Nelson does not object to the economics behind the number, set out clearly in a Treasury studyreleased yesterday. (For an excellent review of the study, which makes both of the points I make below, see Chris Giles here.) Instead he has two objections:
- With economic growth we would not be poorer under Brexit, just less richer than we would have been if we had remained in the EU
- The household figure is derived by dividing the GDP ‘loss’ by the number of households in the UK.
Nelson makes the point that household after tax income is only about two thirds of GDP/households. So implicitly he is saying is that we shouldn’t count lower taxes (and therefore government spending) and investment (future incomes) when assessing whether people would be poorer. But that seems silly. We all benefit from total government spending and investment, so we would feel less well off if we lost some of that. [1]
Indeed I have done exactly as the Chancellor has done when assessing the impact of 2010 austerity.

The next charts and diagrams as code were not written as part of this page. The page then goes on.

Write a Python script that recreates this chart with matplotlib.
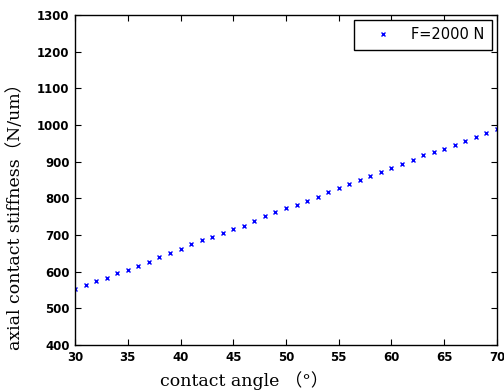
import matplotlib.pyplot as plt

angle = list(range(30, 71))
stiffness = [553, 564, 574, 582, 596, 605, 616, 627, 639, 650,
             662, 674, 686, 694, 705, 715, 725, 737, 753, 762,
             774, 782, 793, 804, 816, 828, 840, 851, 860, 871,
             883, 894, 905, 917, 926, 934, 945, 957, 968, 979,
             988]
xticks = [30, 35, 40, 45, 50, 55, 60, 65, 70]
yticks = list(range(400, 1301, 100))

fig = plt.figure(figsize=(5.04, 3.92), dpi=100)
ax = fig.add_axes([0.149, 0.12, 0.837, 0.842])
ax.plot(angle, stiffness, 'bx', markersize=3.5, markeredgewidth=1.0, label='F=2000 N')
ax.set_xlim(30, 70)
ax.set_ylim(400, 1300)
ax.set_xticks(xticks)
ax.set_yticks(yticks)
ax.tick_params(direction='in', top=True, right=True, length=4, labelsize=8.5, pad=4)
for t in ax.get_xticklabels() + ax.get_yticklabels():
    t.set_fontweight('bold')
for s in ax.spines.values():
    s.set_linewidth(1.0)

lab_font = ['DejaVu Serif', 'Noto Sans CJK SC']
ax.set_xlabel('contact angle （°）', family=lab_font, fontsize=12.5)
ax.set_ylabel('axial contact stiffness（N/um）', family=lab_font, fontsize=12.5)
ax.xaxis.set_label_coords(0.40, -0.08)
ax.yaxis.set_label_coords(-0.12, 0.40)

leg = ax.legend(loc='upper right', fontsize=10.5, fancybox=False, edgecolor='black',
                framealpha=1, borderaxespad=0.35, borderpad=0.5,
                handlelength=3, handletextpad=0.4, numpoints=1)
leg.get_frame().set_linewidth(1.0)

plt.savefig('out.png', dpi=100)
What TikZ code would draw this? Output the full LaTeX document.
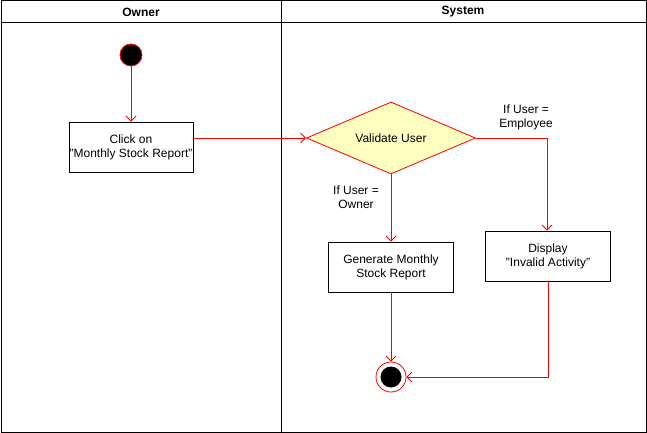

I calculated, using OBR figures, that austerity cost each UK household at least £4000. The two figures appear comparable, but in fact they are not. My figure is a total one-off cost, on the (admitted very optimistic) assumption that the UK economy had completely recovered from 2010 austerity by 2013. The Brexit cost is a continuing loss each year.
Alas for Fraser Nelson dividing any GDP loss by the number of households is standard practice among economists (see John Van Reenen herefor example), and we do it to make our analysis more relevant to those who do not commonly think in terms of GDP. It is also common practice to think about counterfactuals: if we did X (Leave) rather than Y (Remain) how much better/worse off would we be. It is just much clearer to do things that way. Who knows how much richer we will be by 2030: that would be a pretty unreliable forecast, because it depends on pretty well everything. In contrast we can be much surer (although still uncertain) about what the impact of just one change (leaving the EU) will have.
Now if you wanted to avoid any ambiguity, you could rewrite the first sentence of the Chancellor’s statement as follows:
““Britain would be worse off if we left the European Union compared to if we stayed in, to the tune of £4,300 for every household in the county by 2030, and for each and every year after that.”
If this is honest, does that make the original version dishonest. I do not think so.
If this report illustrates anything, it is that it would have been much more effective to have launched a 2003 joining the Euro type exercise immediately after the 2015 election victory, consulting widely among outside experts, and perhaps getting some of them to write key parts of the report. That would have produced a wider range of numbers for the cost, and the Chancellor could have then chosen the higher one, simply inserting ‘up to’ in front of it. But here I am, defending George Osborne and advising him on spin. I think I better go and lie down for a while.
[1] Slightly pedantic economic point: we should really use GNP rather than GDP, but it makes little difference here.